Hi , Wanted to understand what should we do in reg...
# general
h
Hi , Wanted to understand what should we do in regards to handling "nulls" in aggregation queries. So Pinot saves default values instead of nulls but it will effect the final result where the default value coincides with a data point, how are other folks handling this and what can we do here?
d
At the company I work for we use null as the null value, and then it's possible to aggregate values filtered by not null.
m
If you use default nulls, you will need to filter them out. There is also native null support, but it does not yet support groups-by to filter them out
d
@Mayank but we can use
WHERE x IS NOT NULL
to filter them out even when grouping the non-null values, right?
k
You can also use filter in aggregation function
m
@Diogo Baeder I meant implicit filtering. Yes you can always use explicit Filter clause
d
Ah, ok then 🙂
h
i am still not sure how do i filter, Lets suppose i have data points [1,2,4,5,...99,null,null] - now pinot will store it at[1,2,4,5,...99, 0, 0] resulting in wrong aggregations such as count distinct.

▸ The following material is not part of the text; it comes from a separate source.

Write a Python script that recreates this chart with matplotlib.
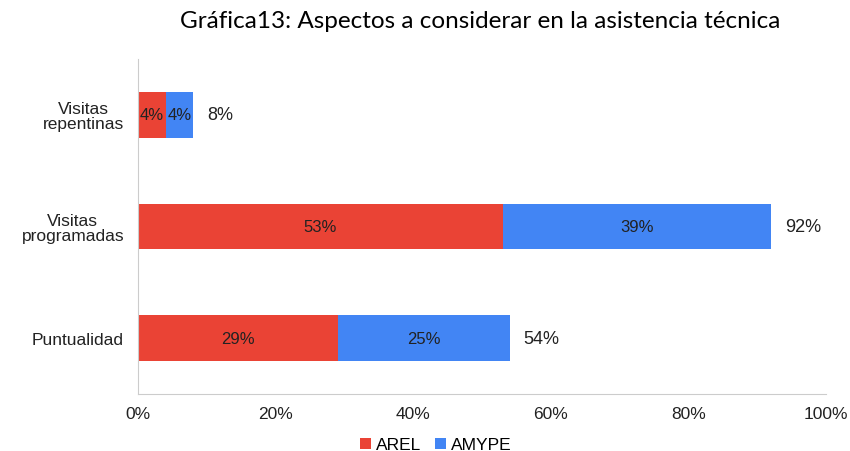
import numpy as np
import matplotlib as mpl
mpl.use('Agg')
import matplotlib.pyplot as plt

categorias = ['Puntualidad', 'Visitas\nprogramadas', 'Visitas\nrepentinas']
arel = [0.29, 0.53, 0.04]
amype = [0.25, 0.39, 0.04]
totales = [0.54, 0.92, 0.08]
etiquetas_arel = ['29%', '53%', '4%']
etiquetas_amype = ['25%', '39%', '4%']
etiquetas_total = ['54%', '92%', '8%']
ticks_x = [0, 0.2, 0.4, 0.6, 0.8, 1.0]
ticks_x_lbl = ['0%', '20%', '40%', '60%', '80%', '100%']

plt.rcParams['font.family'] = ['Liberation Sans', 'DejaVu Sans']

rojo = '#EA4335'
azul = '#4285F4'
gris = '#CCCCCC'

fig = plt.figure(figsize=(8.5, 4.52), dpi=100)
ax = fig.add_axes([138/850, 1-395/452, (826-138)/850, (395-60)/452])

y = np.arange(len(categorias))
h = 0.41
b1 = ax.barh(y, arel, height=h, color=rojo, label='AREL')
b2 = ax.barh(y, amype, height=h, left=arel, color=azul, label='AMYPE')

for i in range(len(categorias)):
	ax.text(arel[i]/2, y[i], etiquetas_arel[i], ha='center', va='center', fontsize=12, color='#222222')
	ax.text(arel[i]+amype[i]/2, y[i], etiquetas_amype[i], ha='center', va='center', fontsize=12, color='#222222')
	ax.text(totales[i]+0.02, y[i], etiquetas_total[i], ha='left', va='center', fontsize=13, color='#222222')

ax.set_xlim(0, 1)
ax.set_ylim(-0.5, 2.5)
ax.set_yticks(y)
ax.set_yticklabels(categorias, fontsize=12.5, color='#222222', linespacing=1.0, multialignment='center')
ax.set_xticks(ticks_x)
ax.set_xticklabels(ticks_x_lbl, fontsize=12.5, color='#222222')
ax.tick_params(length=0)
ax.tick_params(axis='x', pad=9)
ax.tick_params(axis='y', pad=10)
for s in ['top', 'right']:
	ax.spines[s].set_visible(False)
ax.spines['left'].set_color(gris)
ax.spines['bottom'].set_color(gris)

fig.text(480/850, 1-22/452, 'Gráfica13: Aspectos a considerar en la asistencia técnica',
	ha='center', va='center', fontsize=17.5, family=['Lato', 'DejaVu Sans'])

fig.legend(handles=[b1, b2], loc='center', bbox_to_anchor=(436/850, 1-446/452), ncol=2,
	frameon=False, fontsize=12.5, handlelength=0.6, handleheight=0.6, handletextpad=0.3, columnspacing=0.8)

fig.savefig('out.png', dpi=100)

Also if i need to perform groupby , i cant just use (where x is not null) as the information where a data point is null is useful for business reasons. Also i cant give default value (such as -99 instead of 0 ) as it will messup other aggreafate functions such as SUM
m
You can filter out default values in the query. or enable native null handling and filter using IS NOT NULL. https://docs.pinot.apache.org/developers/advanced/null-value-support#need-for-special-null-value-handling
d
As a Pinot user, I don't see how this is any different from other databases that handle SQL. Why not just use nulls and filter them out when doing mathematical aggregations? Then if you need to run another query just to count the nulls, for example, you still have them.